В продолжении темы
«Дружеские чувства Максим Максимовича [Ковалевского – В.К.] К Тургеневу и совсем иные чувства, которые он питал к Достоевскому, я имел случай проверить и в Памятные Пушкинские дни.
Живо помню, каким негодованием сверкали его всегда добрые глаза, когда он мне кивал головою на Достоевского, закончившего свою речь словами:
«Что могу я прибавить к отзыву о Пушкине самого умного, самого лучшего из его современников – императора Николая».
Сказано это было, очевидно, чтобы раздражить большинство присутствующих, и насладиться их беспомощностью – невозможностью ответить на этот вызов.

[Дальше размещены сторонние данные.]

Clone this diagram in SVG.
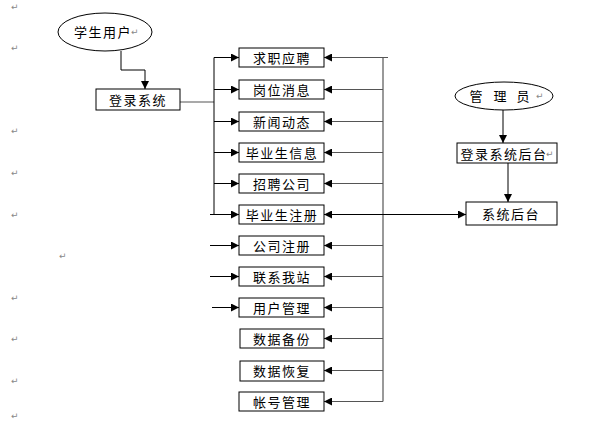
<svg xmlns="http://www.w3.org/2000/svg" width="589" height="424" viewBox="0 0 589 424">
<style>
.box{fill:#fff;stroke:#000;stroke-width:1}
.t{font-family:"Noto Sans CJK SC","Noto Sans",sans-serif;font-size:13px;letter-spacing:1.5px;fill:#000;text-anchor:middle;dominant-baseline:central}
.pm{font-family:"DejaVu Sans",sans-serif;font-size:9px;fill:#888}
.ln{stroke:#000;stroke-width:1;fill:none}
.lg{stroke:#555;stroke-width:1.2;fill:none}
</style>
<defs>
<marker id="ah" viewBox="0 0 10 10" refX="10" refY="5" markerWidth="9" markerHeight="8" markerUnits="userSpaceOnUse" orient="auto">
<path d="M0,0 L10,5 L0,10 Z" fill="#000"/>
</marker>
</defs>
<rect width="589" height="424" fill="#fff"/>
<g id="marks">
<text class="pm" x="11" y="10">↵</text>
<text class="pm" x="11" y="51">↵</text>
<text class="pm" x="11" y="134">↵</text>
<text class="pm" x="11" y="176">↵</text>
<text class="pm" x="11" y="218">↵</text>
<text class="pm" x="59" y="259">↵</text>
<text class="pm" x="11" y="301">↵</text>
<text class="pm" x="11" y="342">↵</text>
<text class="pm" x="11" y="384">↵</text>
<text class="pm" x="11" y="419">↵</text>
</g>
<g id="connectors">
<polyline class="ln" points="121,51 121,70 145,70 145,89" marker-end="url(#ah)"/>
<line class="lg" x1="180" y1="102" x2="214" y2="102"/>
<line class="ln" x1="214" y1="57.5" x2="214" y2="214.5"/>
<line class="ln" x1="214" y1="57.5" x2="239" y2="57.5" marker-end="url(#ah)"/>
<line class="ln" x1="214" y1="89.5" x2="239" y2="89.5" marker-end="url(#ah)"/>
<line class="ln" x1="214" y1="121.5" x2="239" y2="121.5" marker-end="url(#ah)"/>
<line class="ln" x1="214" y1="152.5" x2="239" y2="152.5" marker-end="url(#ah)"/>
<line class="ln" x1="214" y1="183.5" x2="239" y2="183.5" marker-end="url(#ah)"/>
<line class="ln" x1="210" y1="214.5" x2="239" y2="214.5" marker-end="url(#ah)"/>
<line class="ln" x1="210" y1="245.5" x2="239" y2="245.5" marker-end="url(#ah)"/>
<line class="ln" x1="210" y1="276.5" x2="239" y2="276.5" marker-end="url(#ah)"/>
<line class="ln" x1="212" y1="307.5" x2="239" y2="307.5" marker-end="url(#ah)"/>
<line class="lg" x1="383" y1="57.5" x2="383" y2="401.5"/>
<line class="lg" x1="388" y1="57.5" x2="324" y2="57.5" marker-end="url(#ah)"/>
<line class="lg" x1="383" y1="89.5" x2="324" y2="89.5" marker-end="url(#ah)"/>
<line class="lg" x1="383" y1="121.5" x2="324" y2="121.5" marker-end="url(#ah)"/>
<line class="lg" x1="383" y1="152.5" x2="324" y2="152.5" marker-end="url(#ah)"/>
<line class="lg" x1="383" y1="183.5" x2="324" y2="183.5" marker-end="url(#ah)"/>
<line class="ln" x1="383" y1="214.5" x2="324" y2="214.5" marker-end="url(#ah)"/>
<line class="ln" x1="383" y1="214.5" x2="466" y2="214.5" marker-end="url(#ah)"/>
<line class="lg" x1="383" y1="245.5" x2="324" y2="245.5" marker-end="url(#ah)"/>
<line class="lg" x1="383" y1="276.5" x2="324" y2="276.5" marker-end="url(#ah)"/>
<line class="lg" x1="383" y1="307.5" x2="324" y2="307.5" marker-end="url(#ah)"/>
<line class="lg" x1="383" y1="338.5" x2="324" y2="338.5" marker-end="url(#ah)"/>
<line class="lg" x1="383" y1="370.5" x2="324" y2="370.5" marker-end="url(#ah)"/>
<line class="lg" x1="383" y1="401.5" x2="324" y2="401.5" marker-end="url(#ah)"/>
<line class="ln" x1="503" y1="110" x2="503" y2="143" marker-end="url(#ah)"/>
<line class="ln" x1="508" y1="163" x2="508" y2="202" marker-end="url(#ah)"/>
</g>
<g id="n-student">
<ellipse cx="105" cy="32" rx="47" ry="19" fill="#fff" stroke="#000"/>
<text class="t" x="103" y="31">学生用户</text>
<text class="pm" x="131" y="35">↵</text>
</g>
<g id="n-login"><rect class="box" x="96" y="89" width="84" height="21"/><text class="t" x="138" y="99.5">登录系统</text></g>
<g id="n1"><rect class="box" x="239" y="48" width="85" height="19"/><text class="t" x="282" y="57.5">求职应聘</text></g>
<g id="n2"><rect class="box" x="239" y="80" width="85" height="19"/><text class="t" x="282" y="89.5">岗位消息</text></g>
<g id="n3"><rect class="box" x="239" y="112" width="85" height="19"/><text class="t" x="282" y="121.5">新闻动态</text></g>
<g id="n4"><rect class="box" x="239" y="143" width="85" height="19"/><text class="t" x="282" y="152.5">毕业生信息</text></g>
<g id="n5"><rect class="box" x="239" y="174" width="85" height="19"/><text class="t" x="282" y="183.5">招聘公司</text></g>
<g id="n6"><rect class="box" x="239" y="205" width="85" height="19"/><text class="t" x="282" y="214.5">毕业生注册</text></g>
<g id="n7"><rect class="box" x="239" y="236" width="85" height="19"/><text class="t" x="282" y="245.5">公司注册</text></g>
<g id="n8"><rect class="box" x="239" y="267" width="85" height="19"/><text class="t" x="282" y="276.5">联系我站</text></g>
<g id="n9"><rect class="box" x="239" y="298" width="85" height="19"/><text class="t" x="282" y="307.5">用户管理</text></g>
<g id="n10"><rect class="box" x="240" y="329" width="84" height="19"/><text class="t" x="282" y="338.5">数据备份</text></g>
<g id="n11"><rect class="box" x="240" y="361" width="84" height="20"/><text class="t" x="282" y="370.5">数据恢复</text></g>
<g id="n12"><rect class="box" x="239" y="392" width="85" height="19"/><text class="t" x="282" y="401.5">帐号管理</text></g>
<g id="n-admin">
<ellipse cx="504" cy="96" rx="49" ry="14" fill="#fff" stroke="#000"/>
<text class="t" y="95" style="letter-spacing:0"><tspan x="476">管</tspan><tspan x="500">理</tspan><tspan x="523">员</tspan></text>
<text class="pm" x="536" y="99">↵</text>
</g>
<g id="n-adminlogin"><rect class="box" x="457" y="143" width="100" height="20"/><text class="t" x="504" y="153">登录系统后台</text><text class="pm" x="546" y="157">↵</text></g>
<g id="n-backend"><rect class="box" x="466" y="202" width="91" height="23"/><text class="t" x="511" y="213.5">系统后台</text></g>
</svg>
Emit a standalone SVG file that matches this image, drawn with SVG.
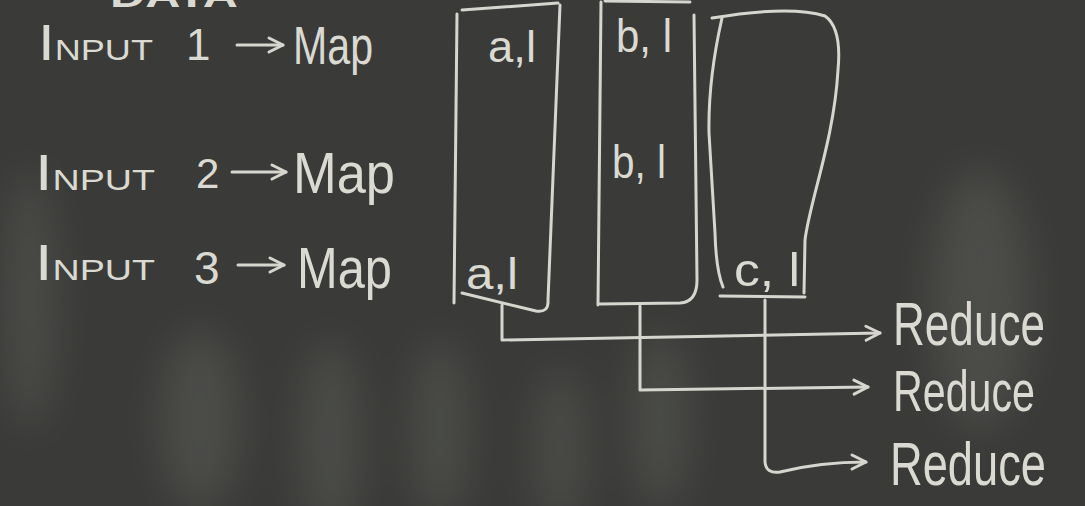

Ещё более негодовали мы на совсем уж скверную личную выходку Достоевского в его знаменитой, вызвавшей такие истерические восторги[1], речи. Уставившись своими злобными маленькими глазками на Тургенева, поместившегося под самой кафедрой и с добродушным вниманием следившего за речью, Достоевский произнёс следующие слова:
«Татьяна могла сказать: « Я другому отдана[2] и буду век ему верна», потому что она была русская женщина, а не какая-нибудь француженка или испанка[3]».
Да, Максим Максимович был близким и верным другом Тургенева, и о его близости к Достоевскому я ничего не слыхал и в воспоминании его друзей его образ сохранится всегда рядом с образом Тургенева, а не Достоевского (Припоминаю, кстати, слышанный от Тургенева отзыв о Достоевском:
«Это самый злобный христианин, какого я встретил в своей жизни».).
К.А.Тимирязев, 1926. В память о друге// Наука и демократия. Л.: «Прибой». С.327-328 («Вестник Европы», 1916 г.).